Write out the records below from the first line through the line containing "ax = fig.add_axes([103/817, 1", leaving out any pictures.
* START *
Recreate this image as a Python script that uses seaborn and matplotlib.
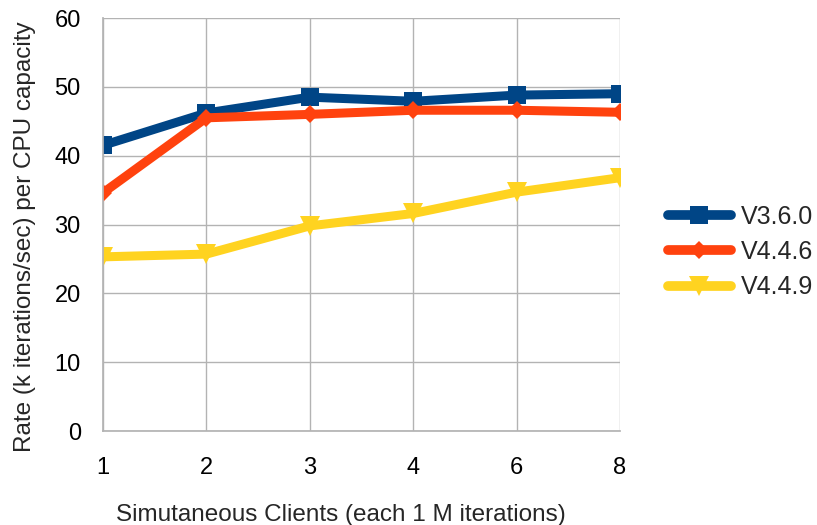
import matplotlib
matplotlib.use("Agg")
import matplotlib.pyplot as plt
import seaborn as sns
import pandas as pd

clients = ["1", "2", "3", "4", "6", "8"]
v360 = [41.5, 46.2, 48.5, 47.9, 48.8, 49.0]
v446 = [34.6, 45.5, 46.0, 46.6, 46.6, 46.3]
v449 = [25.3, 25.7, 29.8, 31.6, 34.7, 36.8]
series_names = ["V3.6.0", "V4.4.6", "V4.4.9"]
y_ticks = [0, 10, 20, 30, 40, 50, 60]

sns.set_theme(style="white")
plt.rcParams['font.family'] = ['Liberation Sans', 'DejaVu Sans']

rows = []
for name, vals in zip(series_names, [v360, v446, v449]):
    for c, v in zip(clients, vals):
        rows.append({"Clients": c, "Rate": v, "Version": name})
df = pd.DataFrame(rows)

colors = {"V3.6.0": "#004586", "V4.4.6": "#ff420e", "V4.4.9": "#ffd320"}
markers = {"V3.6.0": "s", "V4.4.6": "D", "V4.4.9": "v"}
msizes = {"V3.6.0": 13, "V4.4.6": 9, "V4.4.9": 14}

fig = plt.figure(figsize=(8.17, 5.25), dpi=100)
ax = fig.add_axes([103/817, 1 - 431/525, (620-103)/817, (431-18)/525])

for name in series_names:
    sub = df[df["Version"] == name]
    sns.lineplot(data=sub, x="Clients", y="Rate", ax=ax, color=colors[name],
                 marker=markers[name], markersize=msizes[name], linewidth=6.5,
                 markeredgewidth=0, label=name, sort=False)

ax.set_ylim(0, 60)
ax.set_yticks(y_ticks)
ax.set_xlim(-0.0, 5.0)
ax.grid(True, color="#b3b3b3", linewidth=1)
ax.set_axisbelow(True)
for s in ax.spines.values():
    s.set_visible(False)
ax.spines["left"].set_visible(True)
ax.spines["left"].set_color("#b3b3b3")
ax.spines["bottom"].set_visible(True)
ax.spines["bottom"].set_color("#b3b3b3")
ax.tick_params(axis="x", length=10, color="#b3b3b3", width=1, labelsize=17, pad=9,
               colors="#b3b3b3", labelcolor="black")
ax.tick_params(axis="y", length=12, color="#b3b3b3", width=1, labelsize=17, pad=4,
               colors="#b3b3b3", labelcolor="black")
ax.set_xlabel("Simutaneous Clients (each 1 M iterations)", fontsize=17.5, labelpad=17.5)
ax.set_ylabel("Rate (k iterations/sec) per CPU capacity", fontsize=17.5, labelpad=13)
ax.xaxis.label.set_x(0.46)
ax.yaxis.label.set_y(0.47)

leg = ax.legend(loc="center left", bbox_to_anchor=(668/817, 1 - 252/525), bbox_transform=fig.transFigure,
                frameon=False, fontsize=18, handlelength=2.5, handletextpad=0.4,
                labelspacing=0.45, borderpad=0, borderaxespad=0)
for h in leg.legend_handles:
    h.set_linewidth(7)

fig.savefig("out.png", dpi=100)
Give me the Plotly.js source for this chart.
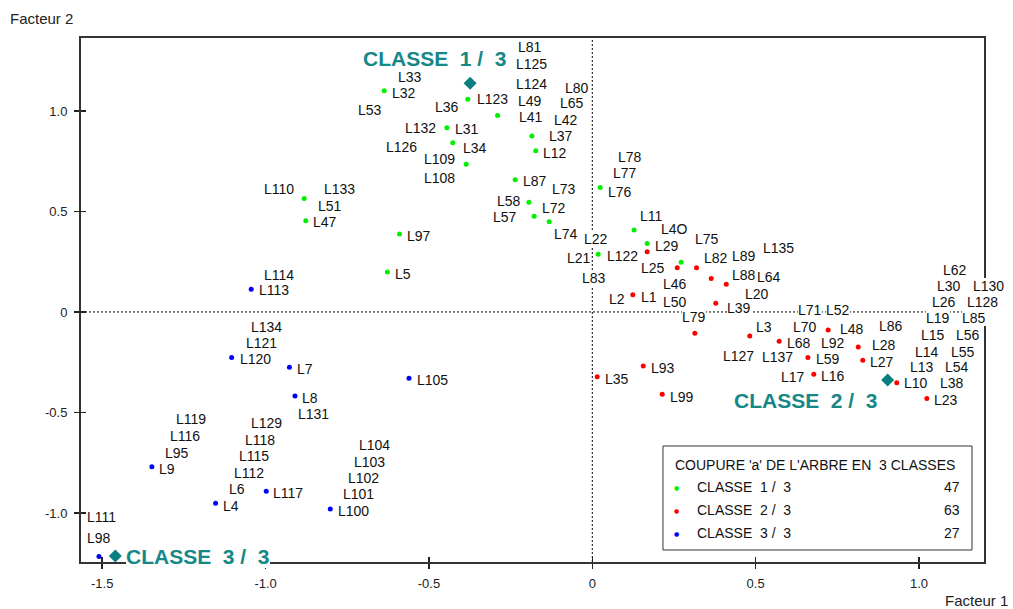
* END *
**RESPONSE BELOW**.
Recreate this image as a Python script that uses seaborn and matplotlib.
import matplotlib
matplotlib.use("Agg")
import matplotlib.pyplot as plt
import seaborn as sns
import pandas as pd

clients = ["1", "2", "3", "4", "6", "8"]
v360 = [41.5, 46.2, 48.5, 47.9, 48.8, 49.0]
v446 = [34.6, 45.5, 46.0, 46.6, 46.6, 46.3]
v449 = [25.3, 25.7, 29.8, 31.6, 34.7, 36.8]
series_names = ["V3.6.0", "V4.4.6", "V4.4.9"]
y_ticks = [0, 10, 20, 30, 40, 50, 60]

sns.set_theme(style="white")
plt.rcParams['font.family'] = ['Liberation Sans', 'DejaVu Sans']

rows = []
for name, vals in zip(series_names, [v360, v446, v449]):
    for c, v in zip(clients, vals):
        rows.append({"Clients": c, "Rate": v, "Version": name})
df = pd.DataFrame(rows)

colors = {"V3.6.0": "#004586", "V4.4.6": "#ff420e", "V4.4.9": "#ffd320"}
markers = {"V3.6.0": "s", "V4.4.6": "D", "V4.4.9": "v"}
msizes = {"V3.6.0": 13, "V4.4.6": 9, "V4.4.9": 14}

fig = plt.figure(figsize=(8.17, 5.25), dpi=100)
ax = fig.add_axes([103/817, 1 - 431/525, (620-103)/817, (431-18)/525])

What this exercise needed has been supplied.